The Texas Commission on Environmental Quality issued a notice Aug. 9 that a running annual average of 0.011 milligrams of arsenic per liter resulted after a sample was taken April 19. The running annual average is the average of the four most recent quarterly samples taken during a one-year period.
The U.S. Environmental Protection Agency has established the maximum contaminant level for arsenic is 0.010 milligrams per liter, the TCEQ report states.
Customers of the water utility are not in immediate danger and do not need to change drinking water sources, the report states.
Arsenic levels were 0.009 milligrams per liter in the third quarter of 2006; 0.017 in the fourth quarter of 2006; and 0.007 in the first quarter of the current year.
Although the test for the second quarter of 2007, the period of April through July, measures 0.010 milligrams of arsenic per liter — the state’s maximum contaminant level — the running annual average now stands at 0.011, which is above the allowable level, said Amado E. Salinas, general manager of the water utility.
“We’ll be collecting samples (Friday),” Salinas said. “If we get a score of 0.10, we’ll be acceptable, but the running annual average will still be too high,” he said.
The water utility has hired an engineering company that is conducting a feasibility study of alternatives Military Highway Water Supply can use to reduce the arsenic levels, Salinas said.
The study must be completed in 90 days and will then be submitted to the TCEQ, which in turn will instruct the water utility what type of technology it must use, such as reverse osmosis or blending water from other wells, Salinas said. Then the water utility will have three years to implement that technology, he said.
But Valley Interfaith, a local nonprofit group that promotes social welfare for colonias, has renewed its pledge to take legal action against the Mercedes-based utility, said the Rev. Albert Luemba, a Valley Interfaith leader and pastor of San Ignacio de Loyola Catholic Church. However, he said his group has not yet hired a lawyer to handle the case.
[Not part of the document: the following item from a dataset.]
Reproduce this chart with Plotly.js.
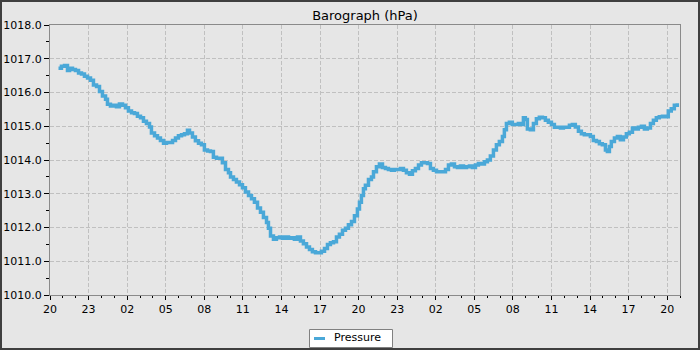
<!DOCTYPE html>
<html>
<head>
<meta charset="utf-8">
<script src="https://cdn.plot.ly/plotly-3.0.1.min.js"></script>
<style>
  html, body { margin: 0; padding: 0; width: 700px; height: 350px; background: #3f3f3f; overflow: hidden; }
  #chart { position: absolute; left: 2px; top: 2px; width: 696px; height: 346px; }
</style>
</head>
<body>
<div id="chart"></div>
<script>
// Hours since 20:00 on the first day
const hours = [
  0.66, 0.89, 1.13, 1.36, 1.52, 1.75, 1.98, 2.22, 2.45, 2.68, 2.92, 3.15, 3.38, 3.62, 3.85, 4.08, 4.32, 4.47, 4.70, 4.94,
  5.17, 5.40, 5.64, 5.87, 6.10, 6.34, 6.57, 6.80, 7.04, 7.27, 7.50, 7.74, 7.89, 8.13, 8.36, 8.59, 8.83, 9.06, 9.29, 9.53,
  9.76, 9.99, 10.23, 10.46, 10.69, 10.85, 11.08, 11.31, 11.55, 11.78, 12.01, 12.25, 12.48, 12.71, 12.95, 13.18, 13.41, 13.65, 13.88, 14.04,
  14.27, 14.50, 14.74, 14.97, 15.20, 15.44, 15.67, 15.90, 16.14, 16.37, 16.60, 16.84, 16.99, 17.15, 17.38, 17.61, 17.85, 18.08, 18.31, 18.55,
  18.78, 19.01, 19.25, 19.48, 19.71, 19.95, 20.18, 20.41, 20.65, 20.88, 21.11, 21.35, 21.58, 21.81, 22.05, 22.28, 22.51, 22.75, 22.98, 23.21,
  23.45, 23.68, 23.91, 24.07, 24.22, 24.38, 24.53, 24.77, 25.00, 25.16, 25.39, 25.62, 25.86, 26.09, 26.32, 26.56, 26.79, 27.02, 27.26, 27.49,
  27.72, 27.96, 28.19, 28.42, 28.66, 28.89, 29.12, 29.36, 29.59, 29.82, 30.06, 30.29, 30.52, 30.76, 30.99, 31.22, 31.46, 31.69, 31.92, 32.16,
  32.39, 32.62, 32.85, 33.09, 33.32, 33.55, 33.79, 34.02, 34.25, 34.49, 34.72, 34.95, 35.19, 35.34, 35.50, 35.73, 35.96, 36.20, 36.43, 36.66,
  36.82, 36.97, 37.13, 37.36, 37.60, 37.83, 38.06, 38.30, 38.53, 38.76, 39.00, 39.23, 39.46, 39.70, 39.93, 40.16, 40.40, 40.63, 40.86, 41.10,
  41.33, 41.56, 41.80, 42.03, 42.26, 42.50, 42.73, 42.96, 43.20, 43.35, 43.51, 43.66, 43.90, 44.13, 44.36, 44.60, 44.83, 45.06, 45.30, 45.53,
  45.76, 46.00, 46.23, 46.46, 46.70, 46.93, 47.16, 47.39, 47.63, 47.86, 48.09, 48.32, 48.56, 48.79
];
const pressure = [
  1016.72, 1016.78, 1016.80, 1016.65, 1016.72, 1016.68, 1016.65, 1016.58, 1016.55, 1016.48, 1016.43, 1016.36, 1016.22, 1016.18, 1016.03, 1015.90, 1015.80, 1015.65, 1015.60, 1015.62,
  1015.58, 1015.66, 1015.62, 1015.55, 1015.45, 1015.40, 1015.38, 1015.30, 1015.25, 1015.15, 1015.08, 1014.98, 1014.80, 1014.72, 1014.65, 1014.58, 1014.50, 1014.52, 1014.52, 1014.58,
  1014.65, 1014.72, 1014.75, 1014.78, 1014.88, 1014.80, 1014.68, 1014.57, 1014.50, 1014.45, 1014.30, 1014.27, 1014.25, 1014.08, 1014.05, 1014.05, 1013.92, 1013.72, 1013.62, 1013.50,
  1013.42, 1013.35, 1013.27, 1013.18, 1013.05, 1012.95, 1012.85, 1012.75, 1012.58, 1012.45, 1012.30, 1012.15, 1011.98, 1011.75, 1011.65, 1011.70, 1011.72, 1011.68, 1011.72, 1011.68,
  1011.70, 1011.65, 1011.72, 1011.60, 1011.52, 1011.42, 1011.35, 1011.28, 1011.25, 1011.25, 1011.30, 1011.38, 1011.50, 1011.55, 1011.58, 1011.72, 1011.80, 1011.92, 1011.98, 1012.08,
  1012.18, 1012.35, 1012.55, 1012.75, 1012.95, 1013.15, 1013.25, 1013.42, 1013.50, 1013.65, 1013.80, 1013.88, 1013.78, 1013.75, 1013.72, 1013.70, 1013.72, 1013.72, 1013.75, 1013.70,
  1013.62, 1013.58, 1013.68, 1013.75, 1013.85, 1013.92, 1013.92, 1013.90, 1013.75, 1013.70, 1013.65, 1013.65, 1013.65, 1013.72, 1013.85, 1013.88, 1013.80, 1013.78, 1013.82, 1013.78,
  1013.80, 1013.82, 1013.78, 1013.85, 1013.90, 1013.88, 1013.95, 1014.00, 1014.12, 1014.30, 1014.45, 1014.55, 1014.70, 1014.90, 1015.08, 1015.12, 1015.05, 1015.05, 1015.08, 1015.05,
  1015.25, 1015.20, 1014.92, 1014.90, 1015.08, 1015.22, 1015.27, 1015.25, 1015.18, 1015.12, 1015.05, 1014.97, 1014.97, 1014.95, 1014.97, 1014.97, 1015.03, 1015.05, 1014.98, 1014.85,
  1014.78, 1014.75, 1014.75, 1014.70, 1014.58, 1014.55, 1014.48, 1014.45, 1014.30, 1014.25, 1014.40, 1014.55, 1014.65, 1014.70, 1014.60, 1014.68, 1014.78, 1014.82, 1014.95, 1014.92,
  1014.97, 1015.00, 1014.92, 1014.95, 1015.08, 1015.18, 1015.25, 1015.28, 1015.30, 1015.28, 1015.45, 1015.52, 1015.62, 1015.68
];
const tickHours = [0, 3, 6, 9, 12, 15, 18, 21, 24, 27, 30, 33, 36, 39, 42, 45, 48];
const tickLabels = ['20', '23', '02', '05', '08', '11', '14', '17', '20', '23', '02', '05', '08', '11', '14', '17', '20'];
const seriesName = 'Pressure';
const chartTitle = 'Barograph (hPa)';

const font = 'DejaVu Sans, sans-serif';
const lineColor = '#4aa8d8';
const trace = {
  x: hours, y: pressure, type: 'scatter', mode: 'lines', name: seriesName,
  line: { color: lineColor, width: 3.5, shape: 'hv' }, showlegend: false
};

// plot area in div pixels: left 48, width 630, bottom 293, height 270
const px = v => (v - 48) / 630;
const py = v => (293 - v) / 270;

const layout = {
  width: 696, height: 346,
  margin: { l: 48, r: 18, t: 23, b: 53, pad: 0, autoexpand: false },
  paper_bgcolor: '#e6e6e6', plot_bgcolor: '#e6e6e6',
  font: { family: font, size: 11, color: '#000' },
  title: { text: chartTitle, font: { family: font, size: 13, color: '#000' }, x: 0.5, xanchor: 'center', xref: 'paper', y: 1 - 13 / 346, yanchor: 'middle', yref: 'container' },
  xaxis: {
    range: [0, 49], tickmode: 'array', tickvals: tickHours, ticktext: tickLabels,
    ticks: 'outside', ticklen: 4, tickcolor: '#000', tickwidth: 1,
    showline: true, linecolor: '#8a8a8a', linewidth: 1, mirror: true,
    showgrid: true, gridcolor: '#c0c0c0', griddash: '4px,2px', gridwidth: 1,
    zeroline: false, tickfont: { family: font, size: 11, color: '#000' },
    minor: { tickmode: 'linear', tick0: 0, dtick: 1, ticks: 'outside', ticklen: 2, tickcolor: '#000', showgrid: false }
  },
  yaxis: {
    range: [1010, 1018], tickmode: 'linear', tick0: 1010, dtick: 1, tickformat: '.1f',
    ticks: 'outside', ticklen: 5, tickcolor: '#000', tickwidth: 1,
    showline: true, linecolor: '#8a8a8a', linewidth: 1, mirror: true,
    showgrid: true, gridcolor: '#c0c0c0', griddash: '4px,2px', gridwidth: 1,
    zeroline: false, tickfont: { family: font, size: 11, color: '#000' },
    minor: { tickmode: 'linear', tick0: 1010, dtick: 0.5, ticks: 'outside', ticklen: 3, tickcolor: '#000', showgrid: false }
  },
  showlegend: false,
  shapes: [
    { type: 'rect', xref: 'paper', yref: 'paper', x0: px(307.5), x1: px(390.5), y0: py(345.5), y1: py(327.5),
      fillcolor: '#ffffff', line: { color: '#808080', width: 1 } },
    { type: 'line', xref: 'paper', yref: 'paper', x0: px(312), x1: px(323), y0: py(336.5), y1: py(336.5),
      line: { color: lineColor, width: 3 } }
  ],
  annotations: [
    { text: seriesName, xref: 'paper', yref: 'paper', x: px(331), y: py(335.5), xanchor: 'left', yanchor: 'middle',
      showarrow: false, borderpad: 0, font: { family: font, size: 11, color: '#000' } }
  ]
};
Plotly.newPlot('chart', [trace], layout, { displayModeBar: false, staticPlot: true });
</script>
</body>
</html>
TCEQ spokeswoman Lisa Wheeler said her agency is monitoring the situation.
“We’re working with (the water utility),” she said, noting arsenic levels have fluctuated above and below allowable levels.
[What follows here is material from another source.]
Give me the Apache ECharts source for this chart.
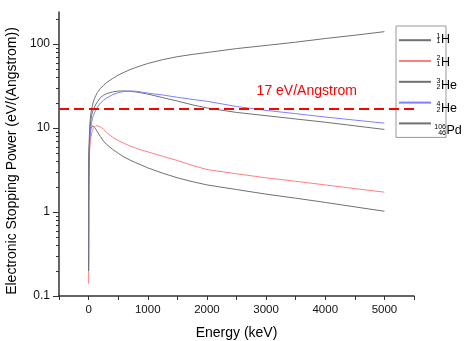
<!DOCTYPE html>
<html>
<head>
<meta charset="utf-8">
<script src="https://cdn.jsdelivr.net/npm/echarts@6/dist/echarts.min.js"></script>
<style>
  html, body { margin: 0; padding: 0; background: #fff; }
  #chart { width: 470px; height: 341px; }
</style>
</head>
<body>
<div id="chart"></div>
<script>
// energies in keV
const energy = [0.5, 2, 5, 10, 20, 30, 40, 50, 65, 80, 100, 125, 150, 200, 250, 300, 400, 500, 600, 700, 800, 900, 1000, 1250, 1500, 1750, 2000, 2500, 3000, 3500, 4000, 4500, 5000]

// electronic stopping power, eV/Angstrom
const h1 = [0.25, 1.5, 3.5, 5.5, 7.8, 9.0, 9.8, 10.3, 10.6, 10.5, 10.2, 9.6, 9.0, 7.9, 7.0, 6.4, 5.6, 5.0, 4.5, 4.15, 3.85, 3.6, 3.35, 2.9, 2.55, 2.3, 2.1, 1.85, 1.63, 1.46, 1.3, 1.15, 1.02]
const h2 = [0.14, 1.0, 2.5, 4.0, 5.8, 7.0, 7.9, 8.5, 9.3, 9.9, 10.4, 10.7, 10.7, 10.3, 9.7, 8.9, 7.8, 7.1, 6.55, 6.1, 5.75, 5.45, 5.2, 4.6, 4.1, 3.6, 3.2, 2.85, 2.55, 2.32, 2.1, 1.9, 1.72]
const he3 = [0.2, 1.5, 3.5, 5.5, 8.5, 10.5, 12.5, 14, 15.5, 16.5, 17.8, 19.3, 20.5, 23, 24.5, 25.5, 26.8, 27.5, 27.6, 27.3, 26.8, 26.1, 25.3, 23.0, 20.9, 18.9, 17.3, 15.3, 14.0, 12.8, 11.7, 10.6, 9.6]
const he4 = [0.2, 1.2, 2.8, 4.5, 7, 9, 10.5, 11.5, 13, 14, 15.2, 16.5, 17.8, 19.8, 21.3, 22.6, 24.8, 26.3, 27.2, 27.5, 27.4, 26.7, 26.0, 24.7, 23.2, 21.9, 20.8, 18.0, 16.2, 14.8, 13.5, 12.4, 11.4]
const pd = [0.2, 2, 4.5, 7, 10.5, 13, 15, 16.5, 18.5, 20.5, 22.5, 24.5, 26.5, 29.5, 32, 34.5, 38.5, 42.5, 46, 49.5, 52.5, 55.5, 58.5, 65, 70.5, 75, 79, 88, 96, 105, 116, 127, 140]

const names = ['1H', '2H', '3He', '4He', '106Pd']
const colors = ['#707070', '#ff7f7f', '#707070', '#7f7fff', '#707070']
// legend label pieces: mass number, atomic number, element
const supText = ['1', '2', '3', '4', '106']
const subText = ['1', '1', '2', '2', '46']
const elemText = ['H', 'H', 'He', 'He', 'Pd']

const threshold = 17
const thresholdLabel = '17 eV/Angstrom'

// log-axis minor tick values (2..9 of each decade)
const minorTickValues = [0.2, 0.3, 0.4, 0.5, 0.6, 0.7, 0.8, 0.9, 2, 3, 4, 5, 6, 7, 8, 9, 20, 30, 40, 50, 60, 70, 80, 90, 200]

const font = "'Liberation Sans', Arial, sans-serif"

const chart = echarts.init(document.getElementById('chart'), null, { renderer: 'canvas' })

const allSeries = [h1, h2, he3, he4, pd]

// stacked mass / atomic numbers next to the legend lines
const legendLabels = []
names.forEach((n, i) => {
  const y = 41.2 + 22.8 * i
  const col = supText[i].length > 1 ? 446 : 440.5
  legendLabels.push(
    { type: 'text', x: col, y: y - 5.5, z: 100,
      style: { text: supText[i], font: '7px ' + font, fill: '#000', align: 'right', verticalAlign: 'middle' } },
    { type: 'text', x: col, y: y + 0.3, z: 100,
      style: { text: subText[i], font: '7px ' + font, fill: '#000', align: 'right', verticalAlign: 'middle' } },
    { type: 'text', x: col + 0.5, y: y - 1.5, z: 100,
      style: { text: elemText[i], font: '12.5px ' + font, fill: '#000', align: 'left', verticalAlign: 'middle' } }
  )
})

const option = {
  animation: false,
  textStyle: { fontFamily: font },
  grid: { left: 59, right: 56, top: 12, bottom: 45, outerBoundsMode: 'none' },
  legend: {
    data: names,
    orient: 'vertical',
    left: 396,
    top: 26,
    padding: [8.2, 10, 8, 2],
    itemWidth: 32,
    itemHeight: 14,
    itemGap: 8.8,
    backgroundColor: '#fff',
    borderColor: '#999',
    borderWidth: 1,
    borderRadius: 0,
    itemStyle: { color: 'rgba(0,0,0,0)', borderWidth: 0 },
    formatter: () => '{w|}',
    textStyle: { rich: { w: { width: 40 } } },
  },
  xAxis: {
    type: 'value',
    min: -500,
    max: 5500,
    interval: 500,
    name: 'Energy (keV)',
    nameLocation: 'middle',
    nameGap: 30,
    nameTextStyle: { fontSize: 14, color: '#000', fontFamily: font },
    axisLine: { show: true, onZero: false, lineStyle: { color: '#333', width: 1.5 } },
    axisTick: { show: true, length: 4, lineStyle: { color: '#333' } },
    axisLabel: {
      fontSize: 11.5,
      color: '#111',
      margin: 8,
      formatter: (v) => (v % 1000 === 0 && v >= 0 && v <= 5000 ? String(v) : ''),
    },
    splitLine: { show: false },
  },
  yAxis: {
    type: 'log',
    logBase: 10,
    min: 0.1,
    max: 240,
    name: 'Electronic Stopping Power (eV/(Angstrom))',
    nameLocation: 'middle',
    nameRotate: 90,
    nameGap: 36,
    nameTextStyle: { fontSize: 14, color: '#000', fontFamily: font, padding: [0, 14, 0, 0] },
    axisLine: { show: true, onZero: false, lineStyle: { color: '#333', width: 1.5 } },
    axisTick: { show: true, length: 6, lineStyle: { color: '#333' } },
    axisLabel: { fontSize: 12, color: '#111', margin: 9, showMaxLabel: false },
    splitLine: { show: false },
  },
  series: names.map((n, i) => {
    const s = {
      name: n,
      type: 'line',
      symbol: 'none',
      z: 2,
      color: colors[i],
      lineStyle: { color: colors[i], width: 1 },
      data: energy.map((e, k) => [e, allSeries[i][k]]),
    }
    if (i === 0) {
      s.markLine = {
        silent: true,
        symbol: ['none', 'none'],
        lineStyle: { color: '#ff0000', type: [10, 5], width: 2 },
        label: {
          show: true,
          formatter: thresholdLabel,
          position: 'insideEndTop',
          distance: [57, 10],
          color: '#ff0000',
          fontSize: 14,
          fontFamily: font,
        },
        data: [{ yAxis: threshold }],
      }
    }
    return s
  }),
  graphic: legendLabels,
}

chart.setOption(option)

// minor ticks on the log axis, placed through the axis scale
const axisX = chart.convertToPixel({ xAxisIndex: 0 }, -500)
const minorTicks = minorTickValues.map((v) => {
  const py = Math.round(chart.convertToPixel({ yAxisIndex: 0 }, v)) + 0.5
  return {
    type: 'line',
    silent: true,
    z: 50,
    shape: { x1: axisX - 3, y1: py, x2: axisX, y2: py },
    style: { stroke: '#333', lineWidth: 1 },
  }
})
chart.setOption({ graphic: legendLabels.concat(minorTicks) })
</script>
</body>
</html>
“They have hired an engineering firm to do a pilot study,” she said. “(The water utility leaders) have full intentions of taking care of this.”
TCEQ suggests in its report that Military Highway Water Supply may have to blend water from the contaminated well with water from other sources, or shut down the well altogether.
But Luemba said Valley Interfaith is not reassured by the TCEQ’s statements and has lost confidence in the water utility’s promises to take care of the arsenic problem.
“Most families (in the area along U.S. Highway 281) are using bottled drinking water,” Luemba said. “They use the tap water for their bath, to clean their clothes and things like that. But they cannot afford to buy the bottled water.”
“(The water utility leaders) are dragging their feet,” he said. “We are going to take legal action to pressure them into doing something about this. They should be providing drinking water to us now.”
Valley Interfaith has also asked the Cameron County Department of Health and Human Services to conduct testing on the water, Luemba said.